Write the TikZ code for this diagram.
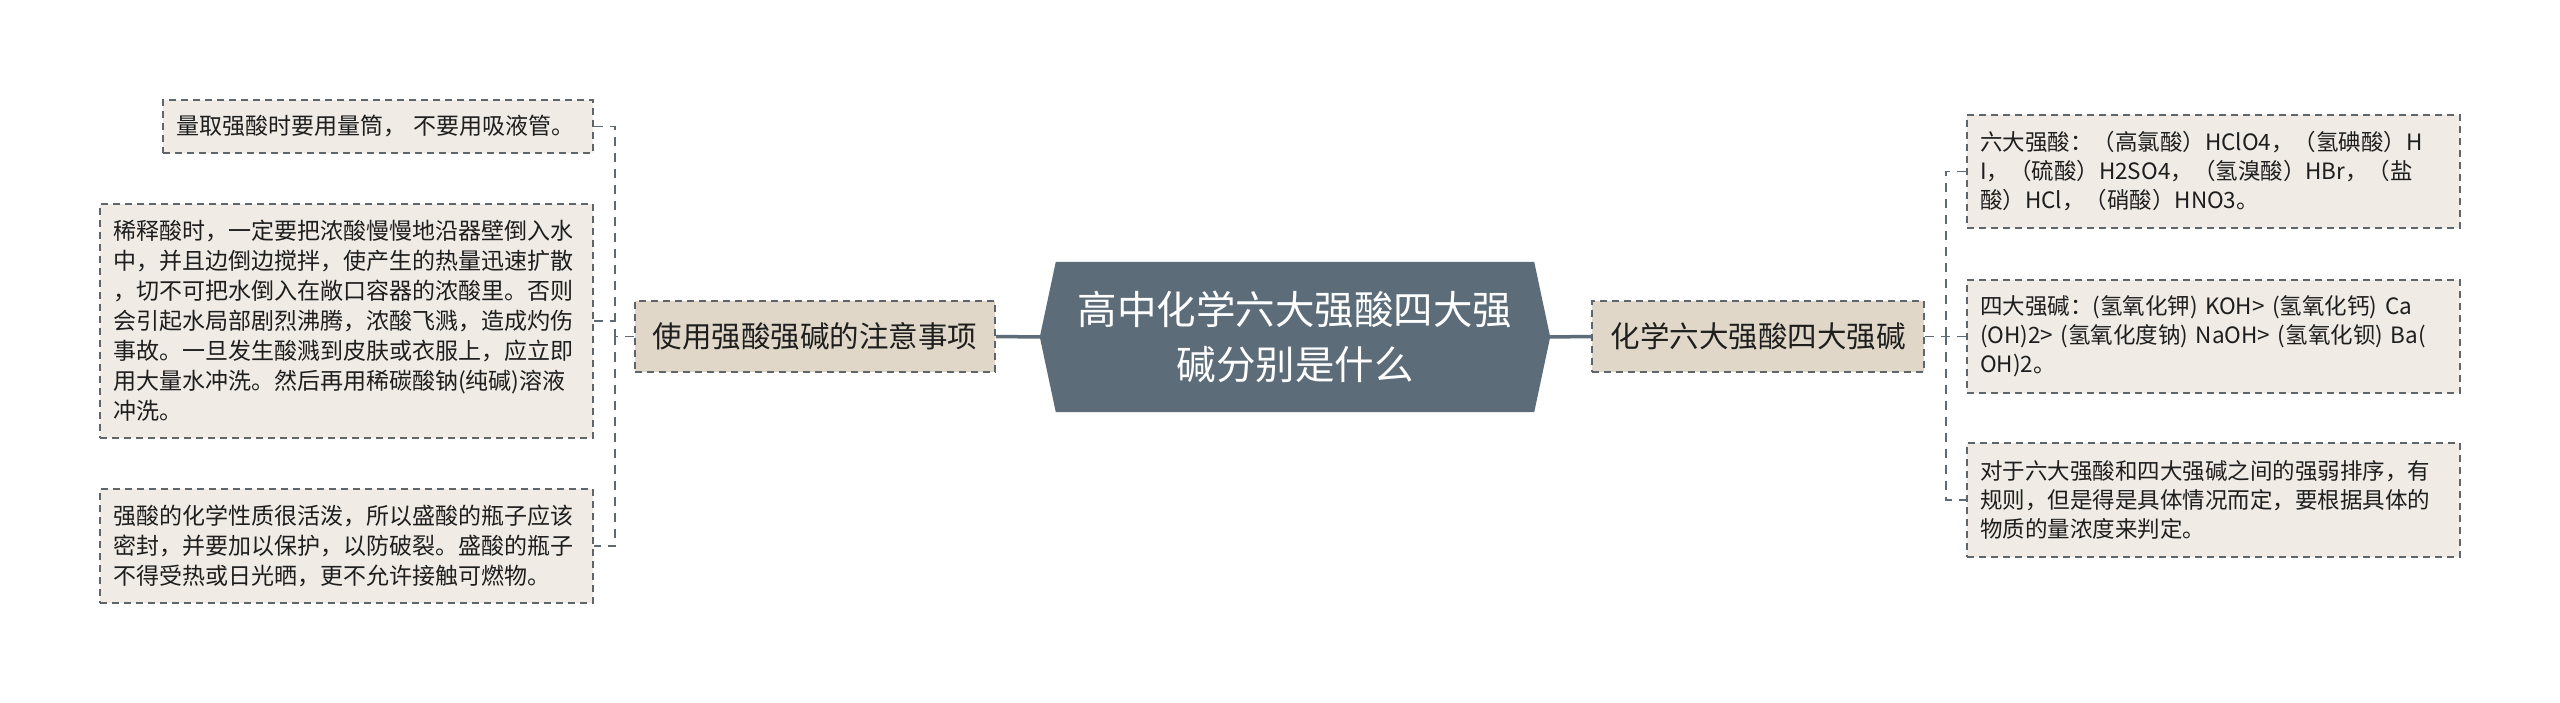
\documentclass[tikz,border=0pt]{standalone}
\usepackage{fontspec}
\setmainfont{Noto Sans CJK SC}
\usetikzlibrary{backgrounds}
\definecolor{slate}{HTML}{5C6C79}
\definecolor{topicfill}{HTML}{E0D7C8}
\definecolor{leaffill}{HTML}{F0ECE5}
\definecolor{bordergray}{HTML}{5E666C}
\definecolor{conncol}{HTML}{5E6A73}
\definecolor{txt}{HTML}{1E1E1E}
\tikzset{
  leaf/.style={draw=bordergray, line width=1.6pt, dash pattern=on 7pt off 5pt,
    fill=leaffill, inner xsep=13pt, inner ysep=0pt, align=left, text=txt,
    font=\fontsize{23}{30}\selectfont},
  topic/.style={draw=bordergray, line width=1.6pt, dash pattern=on 7pt off 5pt,
    fill=topicfill, inner sep=0pt, minimum height=71pt, text=txt,
    font=\fontsize{29.5}{35}\selectfont},
  rootnode/.style={inner sep=0pt, minimum width=478pt, minimum height=150pt,
    text=white, align=center, text width=460pt, font=\fontsize{39.5}{55}\selectfont},
  conn/.style={draw=conncol, line width=1.8pt, dash pattern=on 9pt off 7pt},
  mainconn/.style={draw=slate, line width=3.5pt}
}
\begin{document}
\begin{tikzpicture}[x=1pt,y=-1pt]
\useasboundingbox (0,0) rectangle (2560,703);

% root
\node[rootnode] (C) at (1295,337) {高中化学六大强酸四大强\\碱分别是什么};
\begin{scope}[on background layer]
\fill[white] (0,0) rectangle (2560,703);
\fill[slate] (C.north west) -- (C.north east) -- ([xshift=16pt]C.east)
  -- (C.south east) -- (C.south west) -- ([xshift=-16pt]C.west) -- cycle;
\end{scope}
\coordinate (Cw) at ([xshift=-16pt]C.west);
\coordinate (Ce) at ([xshift=16pt]C.east);

% topics
\node[topic, minimum width=360pt] (L1) at (815,336.5) {使用强酸强碱的注意事项};
\node[topic, minimum width=332pt] (L2) at (1758,336.5) {化学六大强酸四大强碱};

% left leaves
\node[leaf, minimum width=430pt, minimum height=53pt, text width=404pt] (b1) at (378,126.5)
  {量取强酸时要用量筒， 不要用吸液管。};
\node[leaf, minimum width=493pt, minimum height=234pt, text width=467pt] (b2) at (346.5,321)
  {稀释酸时，一定要把浓酸慢慢地沿器壁倒入水\\
   中，并且边倒边搅拌，使产生的热量迅速扩散\\
   ，切不可把水倒入在敞口容器的浓酸里。否则\\
   会引起水局部剧烈沸腾，浓酸飞溅，造成灼伤\\
   事故。一旦发生酸溅到皮肤或衣服上，应立即\\
   用大量水冲洗。然后再用稀碳酸钠(纯碱)溶液\\
   冲洗。};
\node[leaf, minimum width=493pt, minimum height=114pt, text width=467pt] (b3) at (346.5,546)
  {强酸的化学性质很活泼，所以盛酸的瓶子应该\\
   密封，并要加以保护，以防破裂。盛酸的瓶子\\
   不得受热或日光晒，更不允许接触可燃物。};

% right leaves
\node[leaf, minimum width=491pt, minimum height=113pt, text width=467pt,
  font=\fontsize{22.5}{29}\selectfont] (r1) at (2213.5,171.5)
  {六大强酸：（高氯酸）HClO4，（氢碘酸）H\\
   I，（硫酸）H2SO4，（氢溴酸）HBr，（盐\\
   酸）HCl，（硝酸）HNO3。};
\node[leaf, minimum width=491pt, minimum height=113pt, text width=467pt,
  font=\fontsize{22.5}{29}\selectfont] (r2) at (2213.5,336.5)
  {四大强碱：(氢氧化钾) KOH> (氢氧化钙) Ca\\
   (OH)2> (氢氧化度钠) NaOH> (氢氧化钡) Ba(\\
   OH)2。};
\node[leaf, minimum width=491pt, minimum height=114pt, text width=467pt,
  font=\fontsize{22.5}{29}\selectfont] (r3) at (2213.5,500)
  {对于六大强酸和四大强碱之间的强弱排序，有\\
   规则，但是得是具体情况而定，要根据具体的\\
   物质的量浓度来判定。};

% main connectors
\draw[mainconn] (Cw) -- (L1.east);
\draw[mainconn] (Ce) -- (L2.west);

% left branch
\coordinate (lj) at (615,336.5);
\draw[conn] (L1.west) -- (lj);
\draw[conn] (b1.east) -| (lj);
\draw[conn] (lj) |- (b3.east);
\draw[conn] (b2.east) -- (b2.east -| lj);

% right branch
\coordinate (rj) at (1946,336.5);
\draw[conn] (L2.east) -- (rj);
\draw[conn] (r1.west) -| (rj);
\draw[conn] (rj) |- (r3.west);
\draw[conn] (r2.west) -- (r2.west -| rj);
\end{tikzpicture}
\end{document}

**YOUR INSTRUCTIONS**
Copy every line above word for word and exclude the pictures.

**ANSWER**
Write the TikZ code for this diagram.
\documentclass[tikz,border=0pt]{standalone}
\usepackage{fontspec}
\setmainfont{Noto Sans CJK SC}
\usetikzlibrary{backgrounds}
\definecolor{slate}{HTML}{5C6C79}
\definecolor{topicfill}{HTML}{E0D7C8}
\definecolor{leaffill}{HTML}{F0ECE5}
\definecolor{bordergray}{HTML}{5E666C}
\definecolor{conncol}{HTML}{5E6A73}
\definecolor{txt}{HTML}{1E1E1E}
\tikzset{
  leaf/.style={draw=bordergray, line width=1.6pt, dash pattern=on 7pt off 5pt,
    fill=leaffill, inner xsep=13pt, inner ysep=0pt, align=left, text=txt,
    font=\fontsize{23}{30}\selectfont},
  topic/.style={draw=bordergray, line width=1.6pt, dash pattern=on 7pt off 5pt,
    fill=topicfill, inner sep=0pt, minimum height=71pt, text=txt,
    font=\fontsize{29.5}{35}\selectfont},
  rootnode/.style={inner sep=0pt, minimum width=478pt, minimum height=150pt,
    text=white, align=center, text width=460pt, font=\fontsize{39.5}{55}\selectfont},
  conn/.style={draw=conncol, line width=1.8pt, dash pattern=on 9pt off 7pt},
  mainconn/.style={draw=slate, line width=3.5pt}
}
\begin{document}
\begin{tikzpicture}[x=1pt,y=-1pt]
\useasboundingbox (0,0) rectangle (2560,703);

% root
\node[rootnode] (C) at (1295,337) {高中化学六大强酸四大强\\碱分别是什么};
\begin{scope}[on background layer]
\fill[white] (0,0) rectangle (2560,703);
\fill[slate] (C.north west) -- (C.north east) -- ([xshift=16pt]C.east)
  -- (C.south east) -- (C.south west) -- ([xshift=-16pt]C.west) -- cycle;
\end{scope}
\coordinate (Cw) at ([xshift=-16pt]C.west);
\coordinate (Ce) at ([xshift=16pt]C.east);

% topics
\node[topic, minimum width=360pt] (L1) at (815,336.5) {使用强酸强碱的注意事项};
\node[topic, minimum width=332pt] (L2) at (1758,336.5) {化学六大强酸四大强碱};

% left leaves
\node[leaf, minimum width=430pt, minimum height=53pt, text width=404pt] (b1) at (378,126.5)
  {量取强酸时要用量筒， 不要用吸液管。};
\node[leaf, minimum width=493pt, minimum height=234pt, text width=467pt] (b2) at (346.5,321)
  {稀释酸时，一定要把浓酸慢慢地沿器壁倒入水\\
   中，并且边倒边搅拌，使产生的热量迅速扩散\\
   ，切不可把水倒入在敞口容器的浓酸里。否则\\
   会引起水局部剧烈沸腾，浓酸飞溅，造成灼伤\\
   事故。一旦发生酸溅到皮肤或衣服上，应立即\\
   用大量水冲洗。然后再用稀碳酸钠(纯碱)溶液\\
   冲洗。};
\node[leaf, minimum width=493pt, minimum height=114pt, text width=467pt] (b3) at (346.5,546)
  {强酸的化学性质很活泼，所以盛酸的瓶子应该\\
   密封，并要加以保护，以防破裂。盛酸的瓶子\\
   不得受热或日光晒，更不允许接触可燃物。};

% right leaves
\node[leaf, minimum width=491pt, minimum height=113pt, text width=467pt,
  font=\fontsize{22.5}{29}\selectfont] (r1) at (2213.5,171.5)
  {六大强酸：（高氯酸）HClO4，（氢碘酸）H\\
   I，（硫酸）H2SO4，（氢溴酸）HBr，（盐\\
   酸）HCl，（硝酸）HNO3。};
\node[leaf, minimum width=491pt, minimum height=113pt, text width=467pt,
  font=\fontsize{22.5}{29}\selectfont] (r2) at (2213.5,336.5)
  {四大强碱：(氢氧化钾) KOH> (氢氧化钙) Ca\\
   (OH)2> (氢氧化度钠) NaOH> (氢氧化钡) Ba(\\
   OH)2。};
\node[leaf, minimum width=491pt, minimum height=114pt, text width=467pt,
  font=\fontsize{22.5}{29}\selectfont] (r3) at (2213.5,500)
  {对于六大强酸和四大强碱之间的强弱排序，有\\
   规则，但是得是具体情况而定，要根据具体的\\
   物质的量浓度来判定。};

% main connectors
\draw[mainconn] (Cw) -- (L1.east);
\draw[mainconn] (Ce) -- (L2.west);

% left branch
\coordinate (lj) at (615,336.5);
\draw[conn] (L1.west) -- (lj);
\draw[conn] (b1.east) -| (lj);
\draw[conn] (lj) |- (b3.east);
\draw[conn] (b2.east) -- (b2.east -| lj);

% right branch
\coordinate (rj) at (1946,336.5);
\draw[conn] (L2.east) -- (rj);
\draw[conn] (r1.west) -| (rj);
\draw[conn] (rj) |- (r3.west);
\draw[conn] (r2.west) -- (r2.west -| rj);
\end{tikzpicture}
\end{document}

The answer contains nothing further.